- What is required:
Among the lines below, how many carry the string "matplotlib"? Reply with a number and nothing else.

- Records supplied:

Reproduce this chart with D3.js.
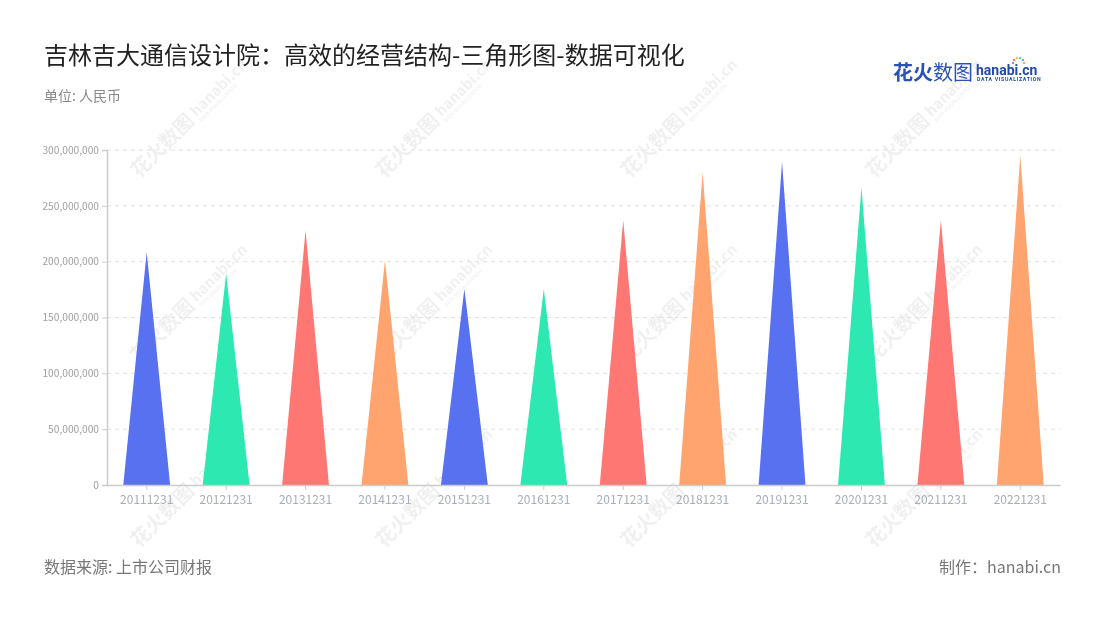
<!DOCTYPE html>
<html><head><meta charset="utf-8">
<script src="https://cdn.jsdelivr.net/npm/d3@7/dist/d3.min.js"></script>
<style>
body{margin:0;background:#fff;}
svg{display:block;font-family:"Noto Sans CJK SC","Noto Sans",sans-serif;}
</style></head>
<body><svg id="c" width="1100" height="620"></svg>
<script>
const categories = ["20111231","20121231","20131231","20141231","20151231","20161231","20171231","20181231","20191231","20201231","20211231","20221231"];
const values = [208500000,189500000,228000000,201000000,175800000,175500000,237200000,280000000,289300000,266400000,237000000,294800000];
const yTicks = [0,50000000,100000000,150000000,200000000,250000000,300000000];
const palette = ["#5771f0","#2de8b0","#ff7773","#ffa46f"];

const svg = d3.select("#c");
const m = {left:107, right:1060, top:150, bottom:485};

// watermarks
const wm = svg.append("g").attr("fill","#000").attr("opacity",0.06);
for (let r=0; r<3; r++){
  for (let c=0; c<4; c++){
    const cx = 178 + c*245, cy = 130 + r*185;
    const g = wm.append("g").attr("transform",`translate(${cx},${cy}) rotate(-45)`);
    g.append("text").attr("x",-62).attr("y",7).attr("font-size",20).attr("font-weight",700).text("花火数图");
    g.append("text").attr("x",22).attr("y",4).attr("font-size",15).attr("font-weight",700).text("hanabi.cn");
    g.append("text").attr("x",22).attr("y",11).attr("font-size",5).attr("font-weight",700).text("DATA VISUALIZATION");
  }
}

const x = d3.scaleBand().domain(categories).range([m.left, m.right]).paddingInner(0.41).paddingOuter(0.205);
const y = d3.scaleLinear().domain([0,300000000]).range([m.bottom, m.top]);

// grid
svg.append("g").selectAll("line").data(yTicks.filter(d=>d>0)).join("line")
  .attr("x1",m.left).attr("x2",m.right).attr("y1",d=>y(d)).attr("y2",d=>y(d))
  .attr("stroke","#e0e0e0").attr("stroke-dasharray","4,4");

// triangles
svg.append("g").selectAll("path").data(values).join("path")
  .attr("d",(d,i)=>{
    const x0 = x(categories[i]), bw = x.bandwidth();
    return `M${x0},${y(0)}L${x0+bw/2},${y(d)}L${x0+bw},${y(0)}Z`;
  })
  .attr("fill",(d,i)=>palette[i%4]);

// y axis
const ya = svg.append("g").attr("transform",`translate(${m.left},0)`)
  .call(d3.axisLeft(y).tickValues(yTicks).tickSize(5).tickPadding(3).tickFormat(d3.format(",")));
ya.select(".domain").attr("stroke","#ccc").attr("stroke-width",1.5);
ya.selectAll(".tick line").attr("stroke","#ccc");
ya.selectAll(".tick text").attr("fill","#a0a0a0").attr("font-size",10.2).attr("font-family","Noto Sans CJK SC");

// x axis
const xa = svg.append("g").attr("transform",`translate(0,${m.bottom})`)
  .call(d3.axisBottom(x).tickSize(5).tickPadding(5).tickSizeOuter(0));
xa.select(".domain").attr("stroke","#ccc").attr("stroke-width",1.5);
xa.selectAll(".tick line").attr("stroke","#ccc");
xa.selectAll(".tick text").attr("fill","#a8adbb").attr("font-size",12).attr("font-family","Noto Sans CJK SC");

// titles
svg.append("text").attr("x",44).attr("y",64).attr("font-size",24).attr("fill","#222").text("吉林吉大通信设计院：高效的经营结构-三角形图-数据可视化");
svg.append("text").attr("x",44).attr("y",101).attr("font-size",14).attr("fill","#888").text("单位: 人民币");
svg.append("text").attr("x",44).attr("y",573).attr("font-size",16).attr("fill","#777").text("数据来源: 上市公司财报");
svg.append("text").attr("x",1061).attr("y",573).attr("text-anchor","end").attr("font-size",16).attr("fill","#777").text("制作：hanabi.cn");

// logo
const lg = svg.append("g");
lg.append("text").attr("x",893).attr("y",80).attr("font-size",20).attr("font-weight",700).attr("fill","#2a52b5").text("花火");
lg.append("text").attr("x",933).attr("y",80).attr("font-size",20).attr("fill","#2a52b5").text("数图");
lg.append("text").attr("x",976).attr("y",75).attr("font-size",14).attr("font-weight",700).attr("fill","#1f4aa8").attr("font-family","Roboto").text("hanabi.cn");
lg.append("text").attr("x",977).attr("y",81).attr("font-size",5.2).attr("font-weight",700).attr("fill","#1f4aa8").attr("letter-spacing",0.7).attr("font-family","Roboto").text("DATA VISUALIZATION");
const dots = [["#ff5a5a",-4,-3],["#ffb400",-1,-5],["#2dd39a",2,-5],["#2a9df4",5,-3],["#a45cf0",-5,0],["#ff8a3d",6,0]];
lg.selectAll("circle").data(dots).join("circle").attr("cx",d=>1018+d[1]).attr("cy",d=>63+d[2]).attr("r",1.1).attr("fill",d=>d[0]);
</script></body></html>
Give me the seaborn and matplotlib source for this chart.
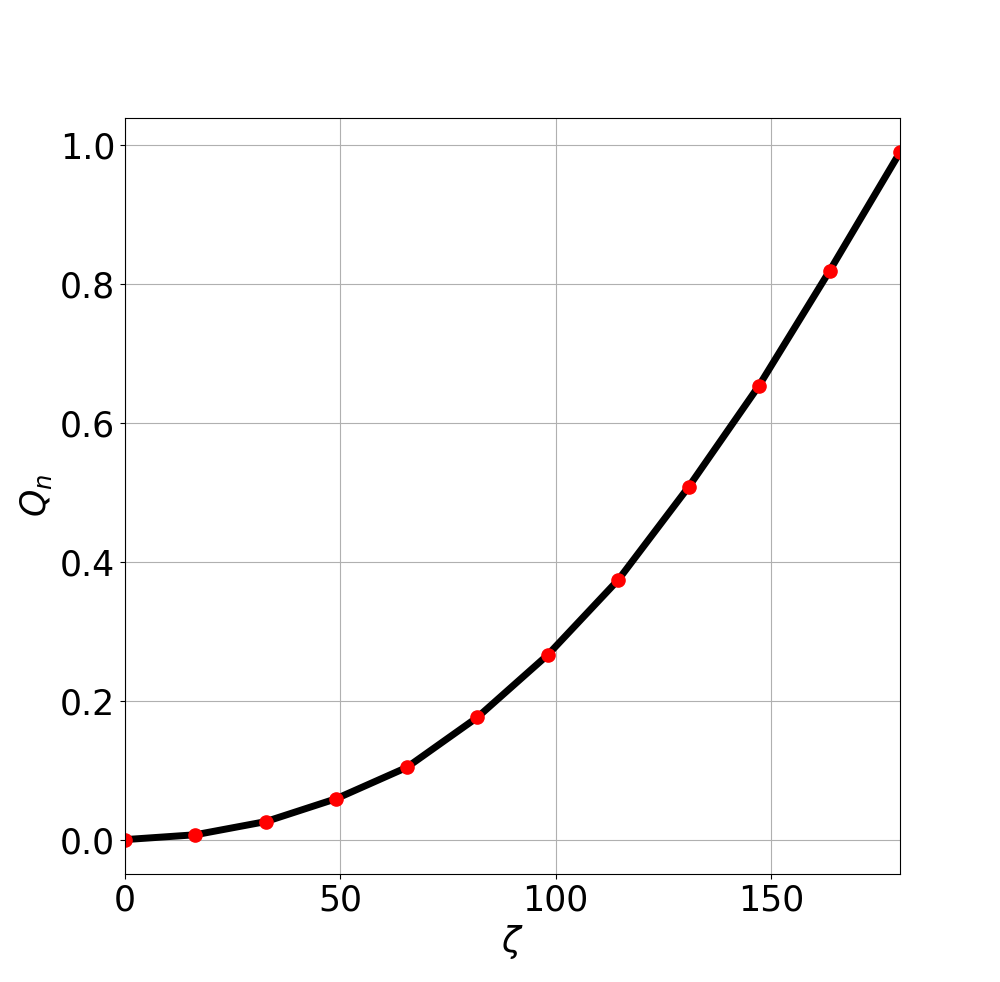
import numpy as np
import seaborn as sns
import matplotlib
matplotlib.use('Agg')
import matplotlib.pyplot as plt

zeta = [0.0, 16.36, 32.73, 49.09, 65.45, 81.82, 98.18, 114.55, 130.91, 147.27, 163.64, 180.0]
q_n = [0.0, 0.007, 0.026, 0.059, 0.104, 0.176, 0.266, 0.374, 0.508, 0.654, 0.819, 0.990]

fig, ax = plt.subplots(figsize=(10, 9.82), dpi=100)
sns.lineplot(x=zeta, y=q_n, ax=ax, color='black', linewidth=5,
             marker='o', markersize=9.5, markeredgewidth=1,
             markerfacecolor='red', markeredgecolor='red')
ax.set_xlim(0, 180)
ax.grid(True)
ax.set_xlabel(r'$\zeta$', fontsize=25)
ax.set_ylabel(r'$Q_n$', fontsize=25)
ax.tick_params(labelsize=25)

plt.savefig('out.png')
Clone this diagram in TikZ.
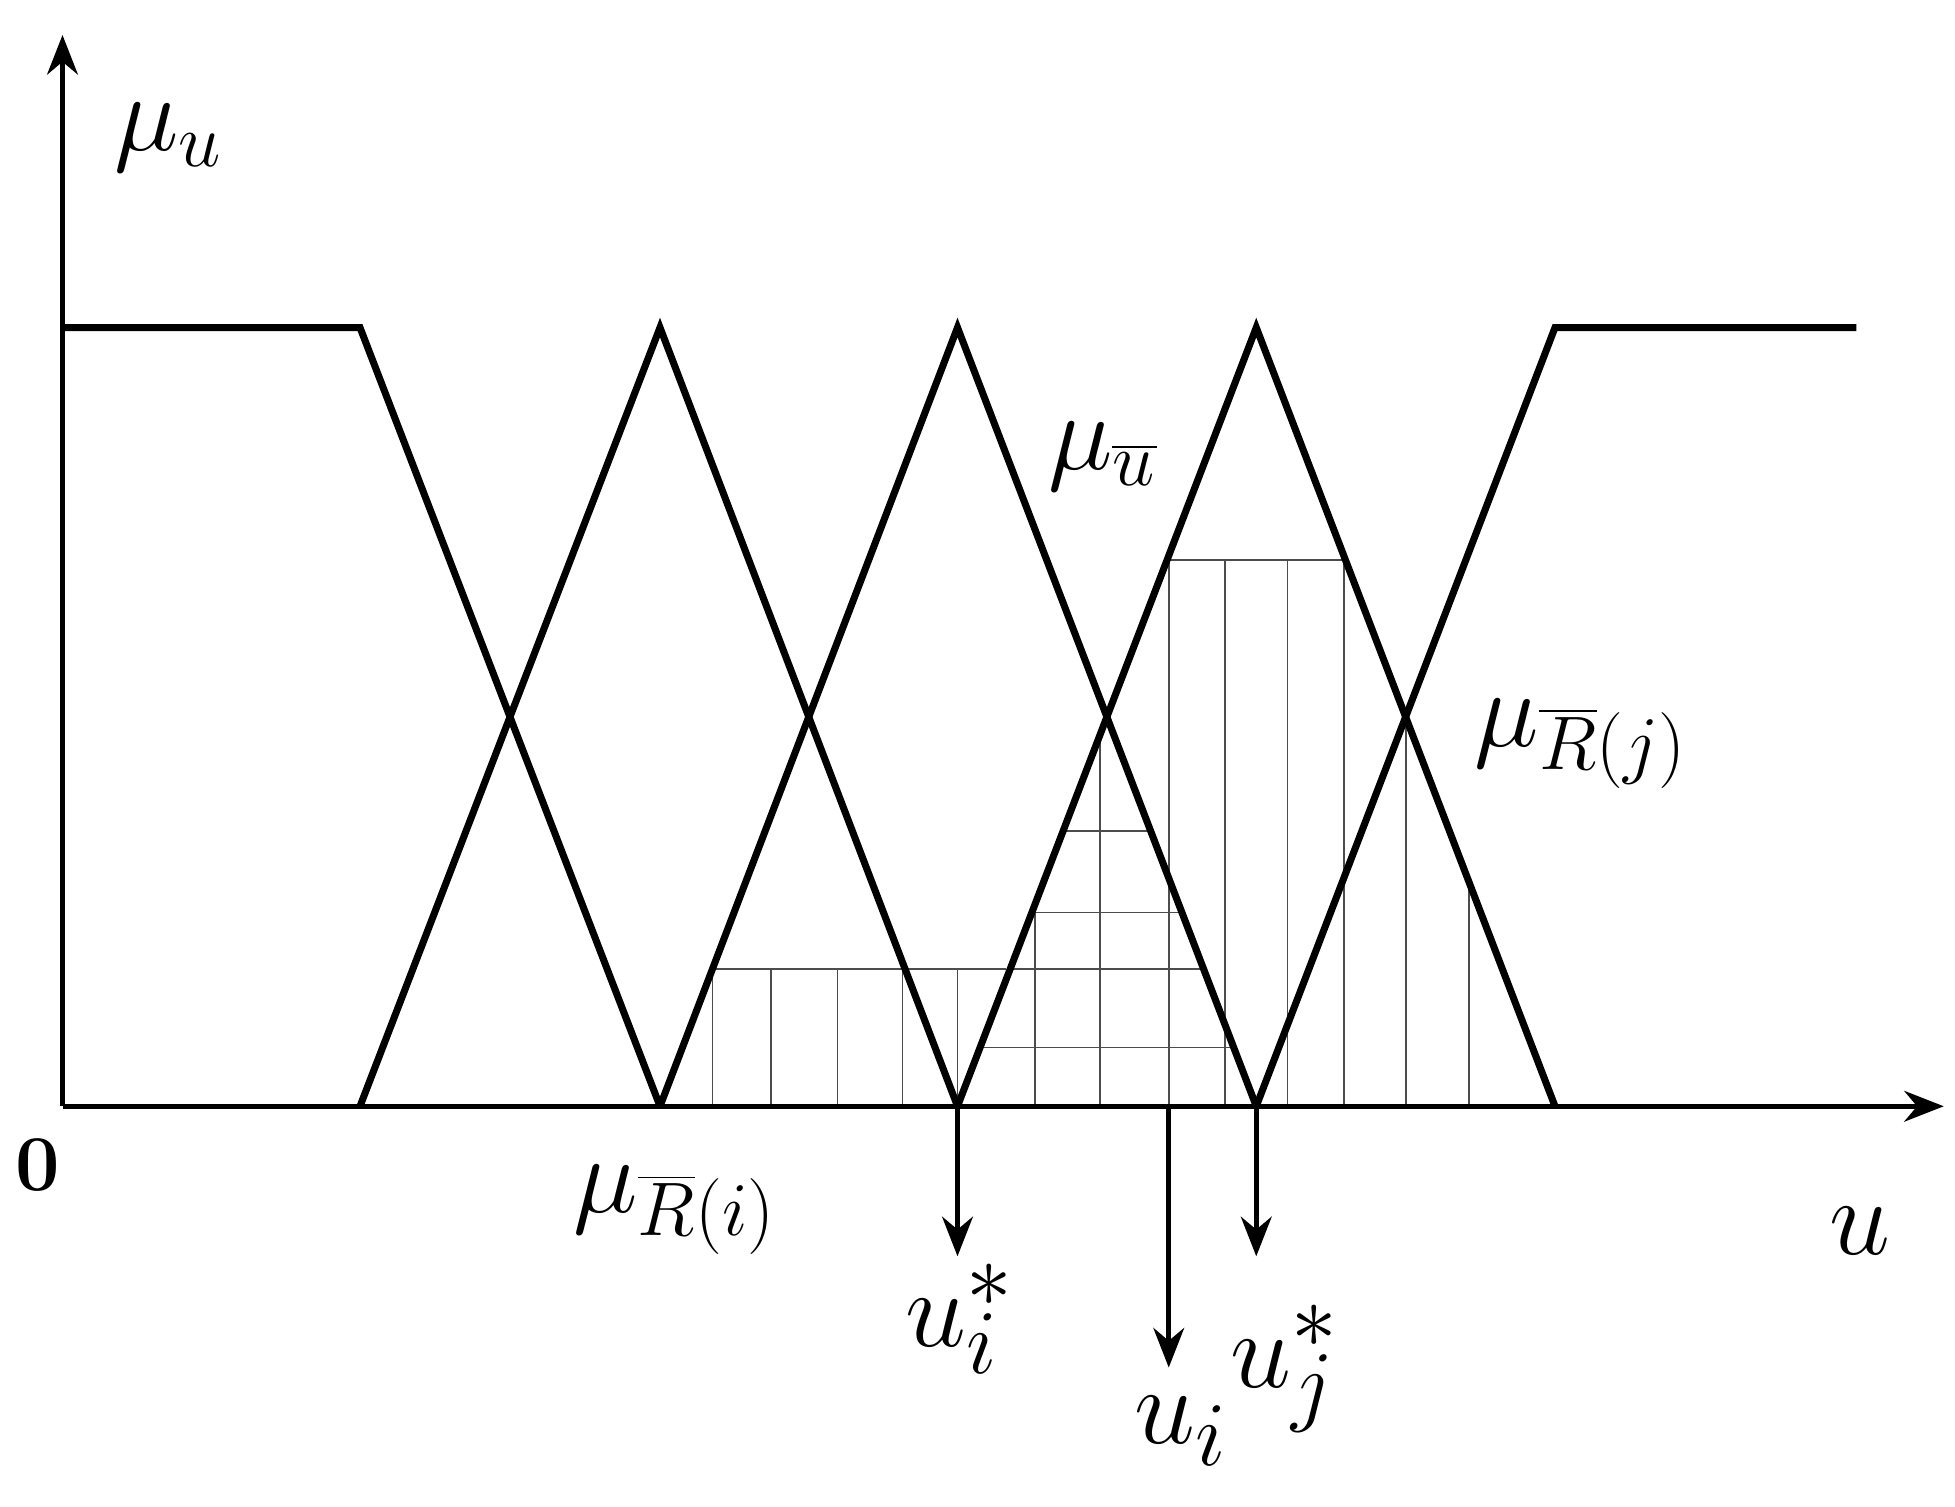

- Finished exercise:
4